Some may have misunderstood my reply posted on January 16, 2016. I would like to clarify my point here.
This is about my statement “. . . although Christians, unlike in the past, must find some Christian ways to minister in Christ’s love to those who are involved in the non-confessional and unbiblical lifestyle” (see Tom below).
The phrase “unlike in the past” implies that some Christians failed to practice Christ’s love in the past while ministering to those in question. I never heard anyone who throwing people in prison or executing them in the name of “ministering.” Some governments have illegalized lifestyle of LGBT people, although it is recently legalized in the USA. I do not think governments put them in prison in order to minister to them. Christians generally do not use the word “to minister” in that connotation. Beyond that, “Christ’s love” will bring the very opposite of what some may be afraid of what they alleged me of implying.

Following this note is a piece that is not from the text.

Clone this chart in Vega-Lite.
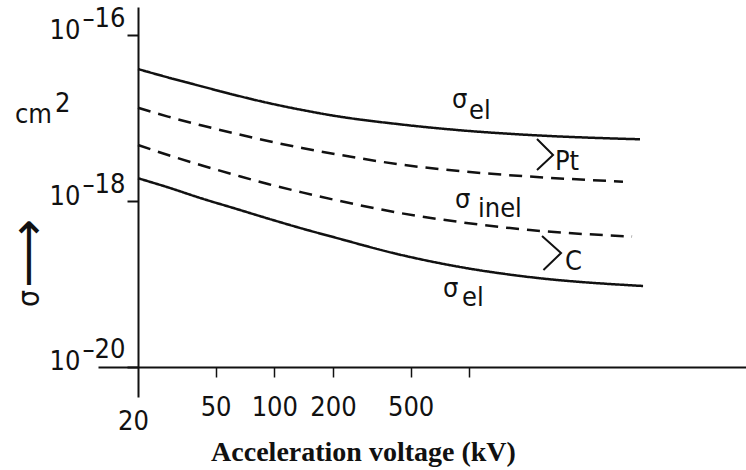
{
  "$schema": "https://vega.github.io/schema/vega-lite/v6.json",
  "width": 648,
  "height": 390,
  "autosize": {"type": "none"},
  "padding": {"left": 98, "top": 7, "right": 0, "bottom": 73},
  "background": "white",
  "config": {"view": {"stroke": null}, "axis": {"grid": false}},
  "datasets": {
    "curves": [
      {"curve": "Pt el", "kind": "elastic", "V": 20, "sigma": 3.89e-17},
      {"curve": "Pt el", "kind": "elastic", "V": 28.5, "sigma": 3.08e-17},
      {"curve": "Pt el", "kind": "elastic", "V": 42.6, "sigma": 2.40e-17},
      {"curve": "Pt el", "kind": "elastic", "V": 62.9, "sigma": 1.89e-17},
      {"curve": "Pt el", "kind": "elastic", "V": 92.8, "sigma": 1.52e-17},
      {"curve": "Pt el", "kind": "elastic", "V": 138.7, "sigma": 1.25e-17},
      {"curve": "Pt el", "kind": "elastic", "V": 204.8, "sigma": 1.06e-17},
      {"curve": "Pt el", "kind": "elastic", "V": 425.9, "sigma": 8.47e-18},
      {"curve": "Pt el", "kind": "elastic", "V": 928, "sigma": 7.07e-18},
      {"curve": "Pt el", "kind": "elastic", "V": 2048, "sigma": 6.24e-18},
      {"curve": "Pt el", "kind": "elastic", "V": 7505, "sigma": 5.54e-18},
      {"curve": "Pt inel", "kind": "inelastic", "V": 20, "sigma": 1.33e-17},
      {"curve": "Pt inel", "kind": "inelastic", "V": 28.5, "sigma": 1.04e-17},
      {"curve": "Pt inel", "kind": "inelastic", "V": 42.6, "sigma": 8.12e-18},
      {"curve": "Pt inel", "kind": "inelastic", "V": 62.9, "sigma": 6.51e-18},
      {"curve": "Pt inel", "kind": "inelastic", "V": 92.8, "sigma": 5.28e-18},
      {"curve": "Pt inel", "kind": "inelastic", "V": 138.7, "sigma": 4.35e-18},
      {"curve": "Pt inel", "kind": "inelastic", "V": 204.8, "sigma": 3.68e-18},
      {"curve": "Pt inel", "kind": "inelastic", "V": 425.9, "sigma": 2.79e-18},
      {"curve": "Pt inel", "kind": "inelastic", "V": 928, "sigma": 2.27e-18},
      {"curve": "Pt inel", "kind": "inelastic", "V": 2048, "sigma": 1.97e-18},
      {"curve": "Pt inel", "kind": "inelastic", "V": 6138, "sigma": 1.71e-18},
      {"curve": "C inel", "kind": "inelastic", "V": 20, "sigma": 4.73e-18},
      {"curve": "C inel", "kind": "inelastic", "V": 28.5, "sigma": 3.58e-18},
      {"curve": "C inel", "kind": "inelastic", "V": 42.6, "sigma": 2.68e-18},
      {"curve": "C inel", "kind": "inelastic", "V": 62.9, "sigma": 2.06e-18},
      {"curve": "C inel", "kind": "inelastic", "V": 92.8, "sigma": 1.60e-18},
      {"curve": "C inel", "kind": "inelastic", "V": 138.7, "sigma": 1.27e-18},
      {"curve": "C inel", "kind": "inelastic", "V": 204.8, "sigma": 1.03e-18},
      {"curve": "C inel", "kind": "inelastic", "V": 425.9, "sigma": 7.27e-19},
      {"curve": "C inel", "kind": "inelastic", "V": 928, "sigma": 5.51e-19},
      {"curve": "C inel", "kind": "inelastic", "V": 2048, "sigma": 4.47e-19},
      {"curve": "C inel", "kind": "inelastic", "V": 6832, "sigma": 3.73e-19},
      {"curve": "C el", "kind": "elastic", "V": 20, "sigma": 1.88e-18},
      {"curve": "C el", "kind": "elastic", "V": 28.5, "sigma": 1.46e-18},
      {"curve": "C el", "kind": "elastic", "V": 42.6, "sigma": 1.07e-18},
      {"curve": "C el", "kind": "elastic", "V": 62.9, "sigma": 8.12e-19},
      {"curve": "C el", "kind": "elastic", "V": 92.8, "sigma": 6.15e-19},
      {"curve": "C el", "kind": "elastic", "V": 138.7, "sigma": 4.66e-19},
      {"curve": "C el", "kind": "elastic", "V": 204.8, "sigma": 3.63e-19},
      {"curve": "C el", "kind": "elastic", "V": 425.9, "sigma": 2.30e-19},
      {"curve": "C el", "kind": "elastic", "V": 928, "sigma": 1.58e-19},
      {"curve": "C el", "kind": "elastic", "V": 2048, "sigma": 1.21e-19},
      {"curve": "C el", "kind": "elastic", "V": 7780, "sigma": 9.46e-20}
    ],
    "brackets": [
      {"bracket": "Pt", "step": 1, "V": 2224, "sigma": 5.58e-18},
      {"bracket": "Pt", "step": 2, "V": 2688, "sigma": 3.58e-18},
      {"bracket": "Pt", "step": 3, "V": 2224, "sigma": 2.36e-18},
      {"bracket": "C", "step": 1, "V": 2360, "sigma": 3.79e-19},
      {"bracket": "C", "step": 2, "V": 2954, "sigma": 2.36e-19},
      {"bracket": "C", "step": 3, "V": 2400, "sigma": 1.475e-19}
    ],
    "notes": [
      {"text": "σ", "V": 815, "sigma": 1.32e-17},
      {"text": "el", "V": 996, "sigma": 9.72e-18},
      {"text": "σ", "V": 844, "sigma": 8.24e-19},
      {"text": "inel", "V": 1108, "sigma": 6.41e-19},
      {"text": "σ", "V": 733, "sigma": 6.97e-20},
      {"text": "el", "V": 917, "sigma": 5.43e-20},
      {"text": "Pt", "V": 2750, "sigma": 2.36e-18},
      {"text": "C", "V": 3096, "sigma": 1.475e-19},
      {"text": "cm", "V": 4.68, "sigma": 8.71e-18},
      {"text": "2", "V": 7.51, "sigma": 1.18e-17},
      {"text": "20", "V": 15.79, "sigma": 1.74e-21}
    ]
  },
  "encoding": {
    "x": {
      "field": "V", "type": "quantitative",
      "scale": {"type": "log", "domain": [12.47, 26240], "nice": false},
      "axis": {
        "offset": -30,
        "values": [50, 100, 200, 500, 1000],
        "labelExpr": "datum.value == 1000 ? '' : format(datum.value, 'd')",
        "labelFont": "DejaVu Sans Condensed, DejaVu Sans",
        "labelFontSize": 27,
        "labelColor": "#111",
        "labelPadding": 17,
        "labelFlush": false,
        "labelOverlap": false,
        "tickSize": 10,
        "tickWidth": 1.5,
        "tickColor": "#111",
        "domainColor": "#111",
        "domainWidth": 2,
        "title": "Acceleration voltage (kV)",
        "titleFont": "Liberation Serif",
        "titleFontWeight": "bold",
        "titleFontSize": 28,
        "titleColor": "#111",
        "titleX": 265,
        "titleY": 93,
        "titleAlign": "center",
        "titleBaseline": "alphabetic"
      }
    }
  },
  "resolve": {"axis": {"y": "independent"}},
  "layer": [
    {
      "data": {"name": "curves"},
      "mark": {"type": "line", "interpolate": "monotone", "strokeWidth": 2.5, "color": "#111"},
      "encoding": {
        "y": {
          "field": "sigma", "type": "quantitative",
          "scale": {"type": "log", "domain": [4.35e-21, 2.175e-16], "nice": false},
          "axis": {
            "orient": "left",
            "offset": -40,
            "values": [1e-16, 1e-18, 1e-20],
            "labelExpr": "'–' + round(-log(datum.value) / LN10)",
            "labelFont": "DejaVu Sans Condensed, DejaVu Sans",
            "labelFontSize": 27,
            "labelColor": "#111",
            "labelPadding": 2,
            "labelOffset": -17,
            "labelBaseline": "middle",
            "labelAlign": "right",
            "labelFlush": false,
            "labelOverlap": false,
            "tickSize": 11,
            "tickWidth": 2,
            "tickColor": "#111",
            "domainColor": "#111",
            "domainWidth": 2,
            "title": "⟶",
            "titleFont": "DejaVu Sans",
            "titleFontWeight": "normal",
            "titleFontSize": 48,
            "titleColor": "#111",
            "titleAngle": 270,
            "titleX": -109,
            "titleY": 246,
            "titleAlign": "center",
            "titleBaseline": "middle"
          }
        },
        "detail": {"field": "curve"},
        "strokeDash": {
          "field": "kind", "type": "nominal",
          "scale": {"domain": ["elastic", "inelastic"], "range": [[1, 0], [13, 8]]},
          "legend": null
        }
      }
    },
    {
      "data": {"name": "notes"},
      "mark": {
        "type": "text", "align": "left", "baseline": "alphabetic",
        "font": "DejaVu Sans Condensed, DejaVu Sans",
        "fontSize": 27, "color": "#111"
      },
      "encoding": {
        "y": {
          "field": "sigma", "type": "quantitative",
          "scale": {"type": "log", "domain": [4.35e-21, 2.175e-16], "nice": false},
          "axis": {
            "orient": "left",
            "offset": -40,
            "values": [1e-16, 1e-18, 1e-20],
            "labelExpr": "'10'",
            "labelFont": "DejaVu Sans Condensed, DejaVu Sans",
            "labelFontSize": 27,
            "labelColor": "#111",
            "ticks": false,
            "domain": false,
            "labelPadding": 58,
            "labelOffset": -5,
            "labelBaseline": "middle",
            "labelAlign": "right",
            "labelFlush": false,
            "labelOverlap": false,
            "title": "σ",
            "titleFont": "DejaVu Sans Condensed, DejaVu Sans",
            "titleFontWeight": "normal",
            "titleFontSize": 30,
            "titleColor": "#111",
            "titleAngle": 270,
            "titleX": -109,
            "titleY": 291,
            "titleAlign": "center",
            "titleBaseline": "middle"
          }
        },
        "text": {"field": "text"}
      }
    },
    {
      "data": {"name": "brackets"},
      "mark": {"type": "line", "strokeWidth": 2, "color": "#111", "strokeJoin": "miter"},
      "encoding": {
        "y": {"field": "sigma", "type": "quantitative", "scale": {"type": "log", "domain": [4.35e-21, 2.175e-16], "nice": false}, "axis": null},
        "detail": {"field": "bracket"},
        "order": {"field": "step"}
      }
    }
  ]
}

Love, as set forth and practiced by Jesus Christ our Lord and Savior, sums up the gospel. When a Jewish lawyer, who loved to condense and reduce the Law to its essential elements, asked Jesus which is the great commandment in the law, he responded: “You shall love the Lord your God . . . and your neighbor as yourself (Mt 22:34-40; Mk 12:28-34). While Jesus was quoting from the OT, he went further than what the lawyer had in mind.

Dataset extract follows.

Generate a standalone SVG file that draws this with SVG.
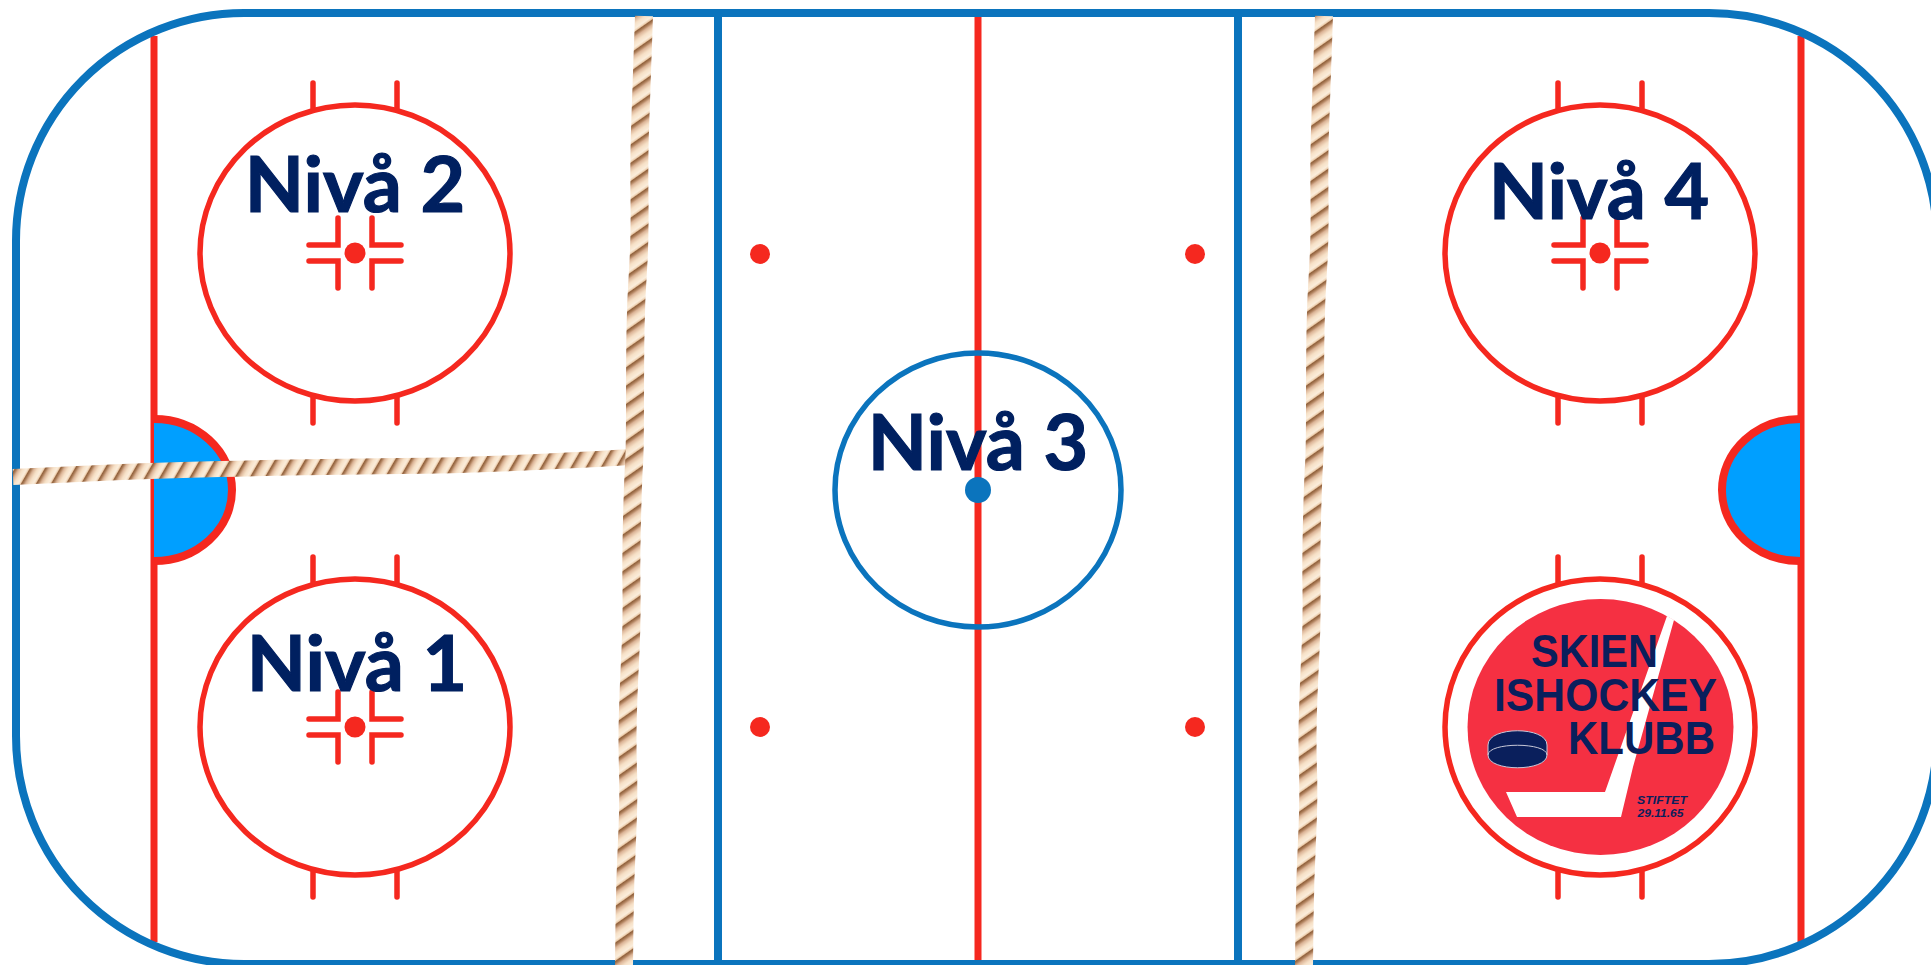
<svg xmlns="http://www.w3.org/2000/svg" width="1931" height="965" viewBox="0 0 1931 965">
<defs>
<linearGradient id="strand" x1="0" y1="0" x2="0" y2="1">
<stop offset="0" stop-color="#8a5a36"/>
<stop offset=".14" stop-color="#a97a55"/>
<stop offset=".3" stop-color="#dcb598"/>
<stop offset=".55" stop-color="#f6e0c6"/>
<stop offset=".85" stop-color="#fbeedd"/>
<stop offset="1" stop-color="#e6c09a"/>
</linearGradient>
<pattern id="ropeV" patternUnits="userSpaceOnUse" width="60" height="15" patternTransform="rotate(-35)">
<rect width="60" height="15" fill="url(#strand)"/>
</pattern>
<pattern id="ropeH" patternUnits="userSpaceOnUse" width="60" height="13" patternTransform="rotate(-60)">
<rect width="60" height="13" fill="url(#strand)"/>
</pattern>
<g id="dot-cross" fill="none" stroke="#f5281f" stroke-width="5.5" stroke-linecap="round">
<path d="M-46 -8H-17V-35M46 -8H17V-35M-46 8H-17V35M46 8H17V35"/>
<circle r="10.5" fill="#f5281f" stroke="none"/>
</g>
<g id="faceoff" fill="none" stroke="#f5281f">
<ellipse rx="155" ry="148" stroke-width="5.5"/>
<path d="M-42 -145V-170M42 -145V-170M-42 145V170M42 145V170" stroke-width="5.5" stroke-linecap="round"/>
</g>
</defs>
<style>
.red{fill:none;stroke:#f5281f;stroke-width:7}
.blue{fill:none;stroke:#0b74bd;stroke-width:8}
.lab{font-family:Lato,"Noto Sans",sans-serif;font-weight:700;font-size:77px;fill:#002060;stroke:#002060;stroke-width:1.2;text-anchor:middle}
.logo{font-family:"Liberation Sans",Arial,sans-serif;font-weight:700;fill:#0a1f5c}
.rv{fill:none;stroke:url(#ropeV);stroke-width:18;stroke-linejoin:round}
.rh{fill:none;stroke:url(#ropeH);stroke-width:16;stroke-linejoin:round}
</style>
<rect width="1931" height="965" fill="#fff"/>
<g id="rink-lines">
<path class="red" d="M154 36V942M1801 36V942"/>
<path class="red" d="M978 15V965"/>
<rect x="16" y="13" width="1921" height="951" rx="228" ry="228" class="blue"/>
<path class="blue" d="M718 13V965M1238 13V965"/>
</g>
<g id="crease-left"><path d="M154 419A78 71 0 0 1 154 561" fill="#009fff" stroke="#f5281f" stroke-width="8"/></g>
<g id="crease-right"><path d="M1800 419A78 71 0 0 0 1800 561" fill="#009fff" stroke="#f5281f" stroke-width="8"/></g>
<g id="circle-2"><use href="#faceoff" x="355" y="253"/><use href="#dot-cross" x="355" y="253"/></g>
<g id="circle-1"><use href="#faceoff" x="355" y="727"/><use href="#dot-cross" x="355" y="727"/></g>
<g id="circle-4"><use href="#faceoff" x="1600" y="253"/><use href="#dot-cross" x="1600" y="253"/></g>
<g id="circle-logo"><use href="#faceoff" x="1600" y="727"/></g>
<g id="center-circle"><ellipse cx="978" cy="490" rx="143" ry="137" fill="none" stroke="#0b74bd" stroke-width="5.5"/><circle cx="978" cy="490" r="13" fill="#0b74bd"/></g>
<g id="neutral-dots" fill="#f5281f">
<circle cx="760" cy="254" r="10"/><circle cx="1195" cy="254" r="10"/><circle cx="760" cy="727" r="10"/><circle cx="1195" cy="727" r="10"/>
</g>
<g id="logo">
<ellipse cx="1600.5" cy="727" rx="133" ry="128" fill="#f53042"/>
<path d="M1667 616L1674 620L1633 767L1621 817H1517L1506 792H1605Z" fill="#fff"/>
<text class="logo" x="1531" y="667" font-size="46" textLength="127" lengthAdjust="spacingAndGlyphs">SKIEN</text>
<text class="logo" x="1494" y="711" font-size="46" textLength="223" lengthAdjust="spacingAndGlyphs">ISHOCKEY</text>
<text class="logo" x="1568" y="754" font-size="46" textLength="147" lengthAdjust="spacingAndGlyphs">KLUBB</text>
<path d="M1488 745C1488 726 1547 726 1547 745V755C1547 772 1488 772 1488 755Z" fill="#0a1f5c" stroke="#c8c8d8" stroke-width="1"/>
<path d="M1488 755C1488 742 1547 742 1547 755" fill="none" stroke="#c8c8d8" stroke-width="1"/>
<text class="logo" x="1637" y="804" font-size="11.5" font-style="italic" textLength="50" lengthAdjust="spacingAndGlyphs">STIFTET</text>
<text class="logo" x="1637.5" y="817" font-size="11.5" font-style="italic" textLength="46" lengthAdjust="spacingAndGlyphs">29.11.65</text>
</g>
<g id="ropes">
<path class="rh" d="M13 477Q60 475 100 473T220 469T400 466T630 457"/>
<path class="rv" d="M644 16L642.5 58Q641 100 640 130Q639 160 639.5 200Q640 240 638 270Q636 300 635.5 330Q635 360 635 405Q635 450 634 465Q633 480 632 520Q631 560 631.5 590Q632 620 630.5 650Q629 680 628 710Q627 740 628 770Q629 800 627 840Q625 880 624.5 922L624 965"/>
<path class="rv" d="M1324 16L1322.5 58Q1321 100 1320 130Q1319 160 1319.5 200Q1320 240 1318 270Q1316 300 1315.5 330Q1315 360 1315 405Q1315 450 1314 465Q1313 480 1312 520Q1311 560 1311.5 590Q1312 620 1310.5 650Q1309 680 1308 710Q1307 740 1308 770Q1309 800 1307 840Q1305 880 1304.5 922L1304 965"/>
</g>
<g id="labels">
<text class="lab" x="355" y="212">Nivå 2</text>
<text class="lab" x="357" y="691">Nivå 1</text>
<text class="lab" x="978" y="470">Nivå 3</text>
<text class="lab" x="1599" y="219">Nivå 4</text>
</g>
</svg>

While love in the OT, at least as understood and practiced by Jews, was selective and nationalistic, Christ’ love is not limited to members of one’s family and relatives—primitive meanings of love, nor to one’s immediate neighbors—emphasized characteristically by Jews and Muslims. But Jesus widens the idea of the neighbor to an unprecedented degree. His love is uniquely extended to one’s enemies (Mt 5:43-48; Lk 6:27-36). If the object of love is those one hates or dislikes—the Bible often mean this by “enemy”—Christ’s love helps the Christian overcome his or her self-love when encounters those in need, even if they belong to the group of one’s dislikes. Without practicing such a love no one deserves to inherit the eternal life (Luke 10:25-37).
God’s love (love of Father, Son and Spirit in Trinitarian sense) is expressed in Jesus’ suffering and death on the cross. Christians should remember that the Son died to save sinners, never to encourage their sinful lifestyle (Rom 5:8). Jesus commends us: “Love each other as [in the way how] I have loved you. Greater love has no one than this, that one lay down his life for his friends “(Jn 15:12-3). This is the love style of Jesus Christ our Lord.
When the Christian speaks and practices Christ’s love—I do not use the term “agape” here because it is often used interchangeably in Greek Bible with human love, the emphasis lies on the Christian who loves, not the recipient of love, and on his or her willingness to sacrifice for the oppressed or marginalized who suffer in the society or world. Christ’s love is not for the self but for others. Some calls him the “Man for others.”
I hope this will clarify the point I was making in my earlier piece.
It appears the pro-homosexual marriage crowd leaps on the Uganda situation and tarnishes the entire African continent. Is this sound Christian logic? Upon further study, you’ll discover a Christian boom across Africa, with hundreds of thousands, perhaps millions, of new Christians discovering and growing in the faith.